Task requirements: Lines with "Output the web" and "const changeName = '% เปลี่ยนแปลง';" mark the range, both included. Reproduce exactly that stretch, without pictures.

Extracted records:
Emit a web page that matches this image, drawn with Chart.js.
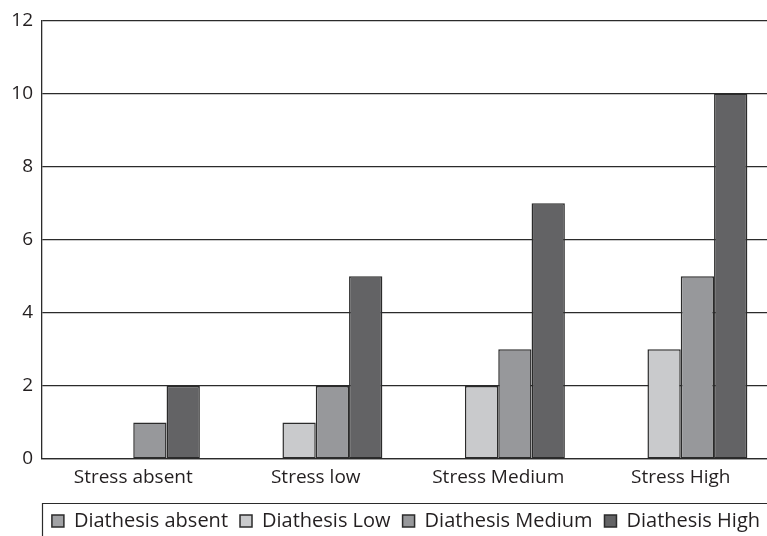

* * *

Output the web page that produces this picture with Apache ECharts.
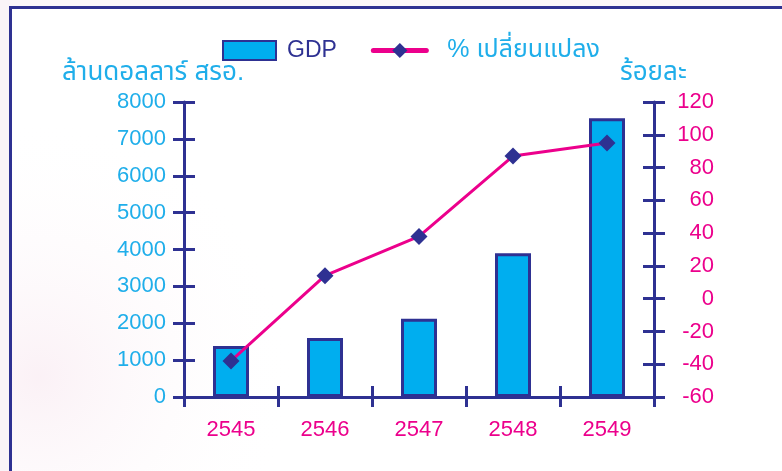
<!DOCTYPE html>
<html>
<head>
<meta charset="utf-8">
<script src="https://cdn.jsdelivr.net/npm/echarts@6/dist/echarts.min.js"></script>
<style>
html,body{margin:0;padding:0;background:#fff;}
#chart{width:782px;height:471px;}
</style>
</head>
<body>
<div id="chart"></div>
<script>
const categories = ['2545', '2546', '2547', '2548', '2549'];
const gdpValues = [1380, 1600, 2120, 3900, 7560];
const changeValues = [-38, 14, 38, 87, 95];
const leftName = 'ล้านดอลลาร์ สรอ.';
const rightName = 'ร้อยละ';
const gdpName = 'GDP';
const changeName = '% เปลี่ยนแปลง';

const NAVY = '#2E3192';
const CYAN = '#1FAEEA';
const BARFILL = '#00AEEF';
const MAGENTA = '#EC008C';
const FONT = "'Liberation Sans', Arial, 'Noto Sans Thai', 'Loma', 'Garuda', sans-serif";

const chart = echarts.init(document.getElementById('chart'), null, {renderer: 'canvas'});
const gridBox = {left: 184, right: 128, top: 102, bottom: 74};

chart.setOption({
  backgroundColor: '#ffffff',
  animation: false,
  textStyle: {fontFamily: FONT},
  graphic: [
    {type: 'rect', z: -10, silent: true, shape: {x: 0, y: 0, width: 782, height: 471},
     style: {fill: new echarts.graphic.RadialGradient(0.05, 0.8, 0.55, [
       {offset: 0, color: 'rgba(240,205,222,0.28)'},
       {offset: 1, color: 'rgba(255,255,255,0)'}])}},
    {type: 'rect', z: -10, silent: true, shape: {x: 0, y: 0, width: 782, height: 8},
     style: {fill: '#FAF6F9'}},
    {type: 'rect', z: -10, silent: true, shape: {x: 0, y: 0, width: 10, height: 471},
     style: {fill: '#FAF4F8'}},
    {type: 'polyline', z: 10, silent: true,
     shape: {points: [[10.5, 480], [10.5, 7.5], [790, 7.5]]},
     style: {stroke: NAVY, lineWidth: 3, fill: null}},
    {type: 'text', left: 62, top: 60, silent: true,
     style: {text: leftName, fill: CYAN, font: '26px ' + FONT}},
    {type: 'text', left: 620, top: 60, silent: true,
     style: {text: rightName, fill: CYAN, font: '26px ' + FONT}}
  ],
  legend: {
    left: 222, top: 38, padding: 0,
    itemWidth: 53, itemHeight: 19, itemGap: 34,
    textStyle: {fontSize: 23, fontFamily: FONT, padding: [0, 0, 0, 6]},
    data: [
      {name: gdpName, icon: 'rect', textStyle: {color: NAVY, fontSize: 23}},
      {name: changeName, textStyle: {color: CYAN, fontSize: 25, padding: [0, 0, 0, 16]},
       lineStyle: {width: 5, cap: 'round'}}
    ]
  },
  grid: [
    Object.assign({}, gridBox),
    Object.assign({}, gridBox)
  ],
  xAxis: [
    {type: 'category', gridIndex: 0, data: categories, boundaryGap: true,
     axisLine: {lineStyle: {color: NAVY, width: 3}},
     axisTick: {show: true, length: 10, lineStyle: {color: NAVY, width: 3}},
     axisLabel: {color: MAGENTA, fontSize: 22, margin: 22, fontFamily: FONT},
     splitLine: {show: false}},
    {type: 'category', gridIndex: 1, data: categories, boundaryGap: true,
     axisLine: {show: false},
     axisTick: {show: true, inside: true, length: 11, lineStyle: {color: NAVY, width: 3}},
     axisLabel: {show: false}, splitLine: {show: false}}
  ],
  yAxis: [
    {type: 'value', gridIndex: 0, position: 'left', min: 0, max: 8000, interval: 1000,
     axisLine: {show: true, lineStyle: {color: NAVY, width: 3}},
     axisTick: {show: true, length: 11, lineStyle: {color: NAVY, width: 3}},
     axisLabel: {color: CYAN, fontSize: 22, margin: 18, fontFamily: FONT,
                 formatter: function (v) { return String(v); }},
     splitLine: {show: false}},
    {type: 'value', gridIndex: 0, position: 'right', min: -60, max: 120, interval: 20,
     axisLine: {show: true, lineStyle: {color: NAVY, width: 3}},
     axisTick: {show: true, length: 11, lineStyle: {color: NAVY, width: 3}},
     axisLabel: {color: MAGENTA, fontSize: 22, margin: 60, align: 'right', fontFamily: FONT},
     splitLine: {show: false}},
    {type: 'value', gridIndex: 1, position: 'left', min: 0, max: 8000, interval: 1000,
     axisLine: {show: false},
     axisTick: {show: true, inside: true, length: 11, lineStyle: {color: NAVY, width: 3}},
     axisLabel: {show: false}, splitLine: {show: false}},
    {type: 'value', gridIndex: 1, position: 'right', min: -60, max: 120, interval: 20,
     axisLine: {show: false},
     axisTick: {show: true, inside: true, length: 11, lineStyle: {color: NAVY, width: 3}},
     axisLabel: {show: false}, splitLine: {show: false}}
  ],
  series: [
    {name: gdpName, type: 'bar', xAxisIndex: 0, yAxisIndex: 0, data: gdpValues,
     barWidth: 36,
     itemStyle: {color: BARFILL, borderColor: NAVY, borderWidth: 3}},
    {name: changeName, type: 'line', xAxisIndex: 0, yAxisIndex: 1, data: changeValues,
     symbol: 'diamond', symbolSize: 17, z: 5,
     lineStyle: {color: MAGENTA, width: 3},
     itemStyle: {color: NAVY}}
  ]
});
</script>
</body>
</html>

Answer in full:
Output the web page that produces this picture with Apache ECharts.
<!DOCTYPE html>
<html>
<head>
<meta charset="utf-8">
<script src="https://cdn.jsdelivr.net/npm/echarts@6/dist/echarts.min.js"></script>
<style>
html,body{margin:0;padding:0;background:#fff;}
#chart{width:782px;height:471px;}
</style>
</head>
<body>
<div id="chart"></div>
<script>
const categories = ['2545', '2546', '2547', '2548', '2549'];
const gdpValues = [1380, 1600, 2120, 3900, 7560];
const changeValues = [-38, 14, 38, 87, 95];
const leftName = 'ล้านดอลลาร์ สรอ.';
const rightName = 'ร้อยละ';
const gdpName = 'GDP';
const changeName = '% เปลี่ยนแปลง';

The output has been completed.